Murder Mentors for Copycat Killers

Some serial killers pattern themselves after others they admire.

Posted Jul 23, 2013

Madison had exploited the many foreclosed or abandoned homes in East Cleveland to hide his gruesome deeds. Police suspect they will find a few more victims.

Like another Cleveland serial killer, Anthony Sowell, Madison’s comfort zone for killing was close to home. In fact, he’d reportedly looked to Sowell’s example and had threatened to do the same thing. "He [Madison] said some things that led us to believe that in some way, shape, or form, Sowell might be an influence," the East Cleveland mayor, Gary Norton, told the Associated Press.

In 2009, the mostly nude bodies of 11 women were found in garbage bags and plastic sheets throughout Sowell’s home and yard. Since then, he’s been convicted and sentenced to death.

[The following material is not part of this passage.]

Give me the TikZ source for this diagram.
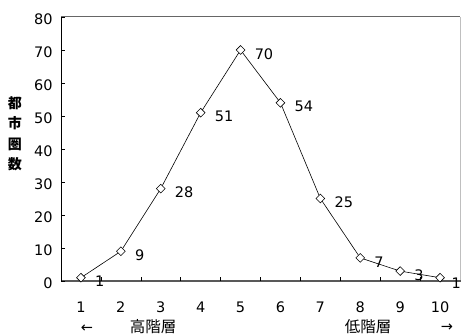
\documentclass[tikz,border=0pt]{standalone}
\usepackage{fontspec}
\setmainfont{DejaVu Sans}
\newfontfamily\jpfont{Noto Sans CJK JP}
\usetikzlibrary{shapes.geometric}

\tikzset{
  numlabel/.style={font=\fontsize{14.5}{16}\selectfont, inner sep=0pt},
  vallabel/.style={numlabel, anchor=west, xshift=14pt, yshift=-4pt},
  jplabel/.style={font=\jpfont\fontsize{15.5}{17}\selectfont, inner sep=0pt},
  datamark/.style={diamond, draw=black, fill=white, line width=0.6pt, inner sep=0pt, minimum size=9pt}
}

\begin{document}
\begin{tikzpicture}[x=1pt, y=1pt]

  \useasboundingbox (0,0) rectangle (461,335);

  % plot frame
  \draw[gray!80!black, line width=1pt] (61,318) -- (460,318);
  \draw[gray!50, line width=0.5pt] (460,318) -- (460,54);
  \draw[gray!70!black, line width=1.5pt] (61,54) -- (461,54);
  \draw[black, line width=0.8pt] (61,54) -- (61,318);

  \begin{scope}[shift={(61,54)}, x=39.9pt, y=3.3pt]

    % ticks and tick labels
    \foreach \v in {0,10,...,80}
      \draw[line width=0.6pt] (0,\v) -- ++(4pt,0) node[numlabel, anchor=east, xshift=-12pt, yshift=-2pt] (ylab\v) {\v};
    \foreach \k in {1,...,9}
      \draw[line width=0.6pt] (\k,0) -- ++(0,3.5pt);
    \foreach \k in {1,...,10}
      \node[numlabel] (xlab\k) at (\k-0.5,-26pt) {\k};

    % data
    \foreach \k/\n in {1/1,2/9,3/28,4/51,5/70,6/54,7/25,8/7,9/3,10/1}
      \coordinate (p\k) at (\k-0.5,\n);
    \draw[line width=0.6pt] (p1) -- (p2) -- (p3) -- (p4) -- (p5) -- (p6) -- (p7) -- (p8) -- (p9) -- (p10);
    \foreach \k/\n in {1/1,2/9,3/28,4/51,5/70,6/54,7/25,8/7,9/3} {
      \node[datamark] (m\k) at (p\k) {};
      \node[vallabel] (v\k) at (p\k) {\n};
    }
    \node[datamark] (m10) at (p10) {};

  \end{scope}

  % last value sits on the right edge
  \node[numlabel, anchor=east] (v10) at (461,52) {1};

  % axis titles
  \node[jplabel, align=center, font=\jpfont\bfseries\fontsize{14}{20.5}\selectfont] (ytitle) at (15,201) {都\\市\\圏\\数};
  \node[jplabel] (hi) at (153,8) {高階層};
  \node[jplabel] (lo) at (368,8) {低階層};
  \node[numlabel] (larr) at (87,6) {←};
  \node[numlabel] (rarr) at (447,7) {→};

\end{tikzpicture}
\end{document}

Madison probably figured this wouldn’t happen to him. He’s like other killers who find inspiration in “murder mentors.” They study the methods and believe they can avoid the mistakes.

Colin Ireland and Dennis Rader both researched other killers in order to fit the criteria of a serial killer. Both even called in their crimes to media or police to ensure that investigators would make the right links. They wanted credit.

Rader’s primary role models were H. H. Holmes (19th century) and Harvey Glatman (1950s). Rader was fascinated with how Holmes had created a sophisticated persona as an educated gentleman while simultaneously luring women into his fatal traps. Once finished, he’d strip the flesh off their corpses and sell their skeletons to corpse dealers for medical schools. He’d accomplished this in the midst of a bustling city, Chicago, with no one the wiser until he screwed up in Philadelphia.

Israel Keyes, who committed suicide in prison last year after he was arrested for killing a young woman in Alaska, was a student of Ted Bundy. He mentioned being interested in serial killers “because that’s what I was.” Although he denied patterning himself on anyone, it's clear that Bundy was his role model.

During the 1970s, Bundy had murdered at least 30 girls and young women in half a dozen states from the Pacific Northwest to Florida. He’d honed the sort of double life to which Keyes aspired, passing as a law student while killing as he pleased. Keyes studied the true crime books about Bundy, paying special attention to Bundy’s errors. That part he did not want to repeat.

In 1977, officials had transported Bundy to Colorado to face murder charges there, but he escaped and went to Florida. Around this time, Keyes noted, Bundy had grown careless. On January 15, 1978, Bundy entered a sorority house without a plan and attacked five women, killing two. A month later, he grabbed a twelve-year-old girl in broad daylight. Soon thereafter, he was caught in a stolen car. Convicted of three murders, he got three death sentences.

It was mostly thoughtlessness that tripped him up, Keyes believed. Bundy had put a lot of miles on his own car as he drove around the Western states, and had paid for gas with a credit card. This all became circumstantial evidence against him. So Keyes had rented cars, robbed banks, and buried cash and murder kits in places where he could later return to seek victims. He avoided paper trails.

Bundy described a malignant being – an “entity” – that emerged from him when he was tense or drunk. Keyes had felt something similar, so he found much about Bundy with which to identify. Like Bundy, the idea that he got away with murder made him feel powerful. And, like Bundy, he got careless. Even in a rental car, far from Alaska, using only cash, Keyes was caught.

Jimmy Rodes, in the same prison with Bundy, reportedly asked for predatory advice. Bundy supposedly slipped him a newspaper with personal ads circled and Rodes used one to start a correspondence there. When he later got out of prison, he left a trail of his own victims. Rodes, alias Cesar Barone, was convicted of four murders.

Murder mentors, knowingly or unknowingly, provide one or more of several things for wannabes: 1) as role models, their MO offers a frame for how to carry out murder and hide bodies; 2) their boldness can be empowering; and 3) media attention gives them an exciting aura. The more celebrity a serial killer attains, the more attractive he is to copycats.

Madison, once-convicted, knew that to continue his assaults without getting caught, he’d have to kill the witnesses. He had but to look around to see all the abandoned houses as seemingly perfect hiding places. He had but to read in the papers about Anthony Sowell’s method of wrapping victims in plastic. He had but to feel a strong enough need to act. From there, it’s a short path to becoming a copycat.

Mayor Norton sums it up: "Unfortunately, this is a sick individual who appears to have been influenced by another sick individual.” Madison certainly won't be the last.